Лон попытался сконцентрироваться на лице Второго ликвидатора, на волосах, которые струились по ее плечам, на ее остро отточенных движениях, но его внутренний взгляд не мог проникнуть под поверхность ее бытия – он стекал с нее, как бисером стекает вода с перьев водоплавающей птицы.
Это что, особый прием, которым Ликвидаторы пользуются для того, чтобы оставаться непроницаемыми даже для внутреннего ви́дения?
Взгляд Лона упал на ее руку. Рука была в шрамах, зарубках, следах ударов. В следах уколов и порезов. Рука сияла богатой историей. И вдруг Лон увидел ее. Увидел ее тренировку, увидел ее движения, напоминающие движения танцора по отполированному деревянному полу. Увидел удары, ломающие ей костяшки пальцев, кровь, льющуюся из ее ран.
А вот и церемония инициации. Клятва. Расставание с именем – словно ветер ворвался из темноты и унес его в пустоту, звук за звуком, слог за слогом.
Лон увидел ее детство. Вот она бежит по песчаному пляжу, и ветер как флаг развевает ее черные волосы. Вот она останавливается возле разлагающегося тюленьего трупа, у которого из черепа торчат черные глаза и зубы. Запах моря сливается с запахом гниения. Но она даже не вздрагивает.
Ее родители были врачами. Ничего удивительного, сказали они, когда она рассказала им про тюленя. Ничего необычного. Она же видела родителей за работой! И это хорошо, что ее не тошнило при виде крови. Она будет такой же, как ее мама и папа.
Мать со смехом качала ее на руках, и материнские пальцы бегали по ее животику как паучки.

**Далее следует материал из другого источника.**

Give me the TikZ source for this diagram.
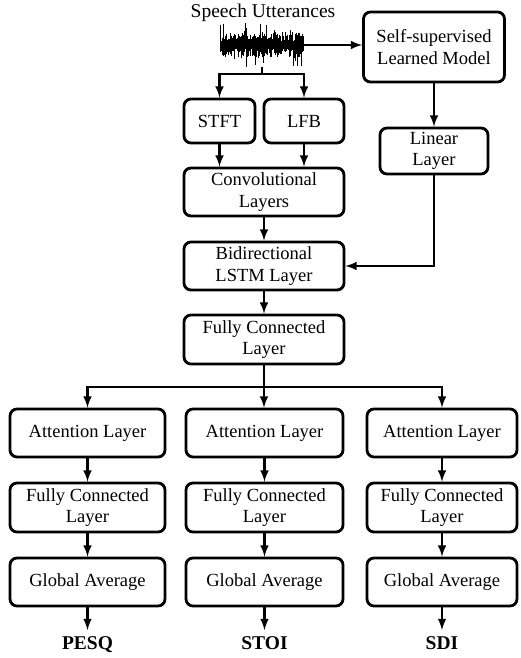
\documentclass[tikz,border=0pt]{standalone}
\usepackage{fontspec}
\setmainfont{Liberation Serif}
\usepackage{tikz}
\usetikzlibrary{positioning}

\begin{document}
\begin{tikzpicture}
    [
    x=1pt, y=-1pt,
    block/.style={rectangle,draw,rounded corners=7pt,line width=2.8pt,align=center,inner sep=0pt,
      font=\fontsize{18.5}{21.5}\selectfont},
    conn/.style={line width=2.8pt},
    metric/.style={anchor=north,inner sep=6pt,font=\fontsize{19.5}{22}\selectfont\bfseries}
    ]
    \useasboundingbox (0,0) rectangle (520,658);

    \node (title) at (263,18) [anchor=base, inner sep=0pt, font=\fontsize{19.5}{22}\selectfont] {Speech Utterances};
    \node (wave) at (262,45) [inner sep=0pt, minimum width=84pt, minimum height=44pt] {};
    \pgfmathsetseed{11}
    \foreach \i in {0,...,104} {
      \pgfmathsetmacro{\wx}{220.5+0.8*\i}
      \pgfmathsetmacro{\wup}{4+9*rnd+10*(rnd>0.86)}
      \pgfmathsetmacro{\wdn}{4+9*rnd+9*(rnd>0.88)}
      \draw [line width=0.9pt] (\wx,45-\wup) -- (\wx,45+\wdn);
    }

    \node (ssl) at (434,47) [block, minimum width=141pt, minimum height=70pt] {Self-supervised\\Learned Model};
    \node (stft) at (219.5,121) [block, minimum width=71pt, minimum height=44pt] {STFT};
    \node (lfb) at (304,121) [block, minimum width=80pt, minimum height=44pt] {LFB};
    \node (linear) at (434,151) [block, minimum width=108pt, minimum height=46pt] {Linear\\Layer};
    \node (conv) at (264,192) [block, minimum width=160pt, minimum height=48pt] {Convolutional\\Layers};
    \node (bilstm) at (264,266) [block, minimum width=160pt, minimum height=48pt] {Bidirectional\\LSTM Layer};
    \node (fc) at (264,339.5) [block, minimum width=160pt, minimum height=49pt] {Fully Connected\\Layer};

    \node (att1) at (87.5,433) [block, minimum width=155pt, minimum height=48pt] {Attention Layer};
    \node (att2) at (264.5,433) [block, minimum width=157pt, minimum height=48pt] {Attention Layer};
    \node (att3) at (442,433) [block, minimum width=150pt, minimum height=48pt] {Attention Layer};
    \node (fc1) at (87.5,507.5) [block, minimum width=155pt, minimum height=49pt] {Fully Connected\\Layer};
    \node (fc2) at (264.5,507.5) [block, minimum width=157pt, minimum height=49pt] {Fully Connected\\Layer};
    \node (fc3) at (442,507.5) [block, minimum width=150pt, minimum height=49pt] {Fully Connected\\Layer};
    \node (ga1) at (87.5,582) [block, minimum width=155pt, minimum height=48pt] {Global Average};
    \node (ga2) at (264.5,582) [block, minimum width=157pt, minimum height=48pt] {Global Average};
    \node (ga3) at (442,582) [block, minimum width=150pt, minimum height=48pt] {Global Average};
    \node (pesq) at (87.5,630) [metric] {PESQ};
    \node (stoi) at (264.5,630) [metric] {STOI};
    \node (sdi) at (442,630) [metric] {SDI};

    \coordinate (split1) at (262,74);
    \coordinate (split2) at (264,387);

    \draw [conn, -latex] (wave.east) -- (ssl.west |- wave.east);
    \draw [conn] (wave.south) -- (split1);
    \draw [conn, -latex] (split1) -| (stft);
    \draw [conn, -latex] (split1) -| (lfb);
    \draw [conn, -latex] (stft) -- (conv.north -| stft);
    \draw [conn, -latex] (lfb) -- (conv.north -| lfb);
    \draw [conn, -latex] (ssl) -- (linear);
    \draw [conn, -latex] (linear) |- (bilstm);
    \draw [conn, -latex] (conv) -- (bilstm);
    \draw [conn, -latex] (bilstm) -- (fc);
    \draw [conn] (fc) -- (split2);
    \draw [conn, -latex] (split2) -| (att1);
    \draw [conn, -latex] (split2) -- (att2.north -| split2);
    \draw [conn, -latex] (split2) -| (att3);
    \draw [conn, -latex] (att1) -- (fc1);
    \draw [conn, -latex] (att2) -- (fc2);
    \draw [conn, -latex] (att3) -- (fc3);
    \draw [conn, -latex] (fc1) -- (ga1);
    \draw [conn, -latex] (fc2) -- (ga2);
    \draw [conn, -latex] (fc3) -- (ga3);
    \draw [conn, -latex] (ga1) -- (pesq);
    \draw [conn, -latex] (ga2) -- (stoi);
    \draw [conn, -latex] (ga3) -- (sdi);
\end{tikzpicture}
\end{document}
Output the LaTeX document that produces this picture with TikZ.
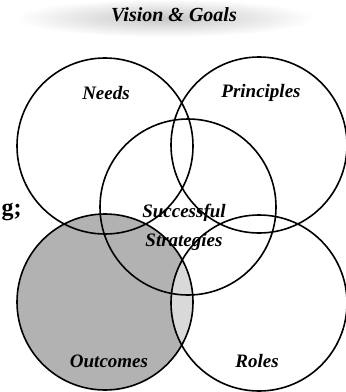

Мать не переставая смеялась. Всплески ее смеха разносились по кухне, где рядом с деревянным столом, в окружении чугунных котлов стоял у плиты ее отец, посмеиваясь и помешивая что-то на раскаленной сковородке деревянной лопаткой.
А мать мурлыкала ей в завитки волос на затылке:
– Мария, моя маленькая Мария.
Этот образ был таким сильным и плотным, что Лон, практически бездыханный, резким движением вернулся в собственное тело.
Второй ликвидатор внимательно смотрела на него, и луна ее лица вставала над ним.
– Мария, – сказал он.
Слово утонуло в ее глазах. Она улыбнулась – страдальческой улыбкой, в которой затаилась боль. У нее было имя.
В следующую минуту он держал ее в своих объятьях, нежно гладя по щеке. Затем их губы соединились – сперва мимолетно, а затем, когда она попыталась отпрянуть, он впился в ее рот с настойчивостью изголодавшегося мужчины. Пряди ее волос завивались вокруг его пальцев, связывая их.
Ее губы оказались мягкими – гораздо мягче, чем он представлял, – и перед его глазами заполыхали, заискрились золотые огни. Огни их жизней, слившихся в одну. Огни украденных поцелуев. Горячего дыхания.
Вместе они способны на великие дела. Им подвластна магия, о которой никто и никогда не слышал.
А потом ви́дение исчезло, и всё, что он ощущал теперь, – это движение ее губ да запах ветра и меди, исходящий от ее кожи. И всё, что он увидел, когда открыл глаза, были тени ее скул да ресницы, подобные лезвиям кос; и еще стеклянный потолок, засыпанный снегом.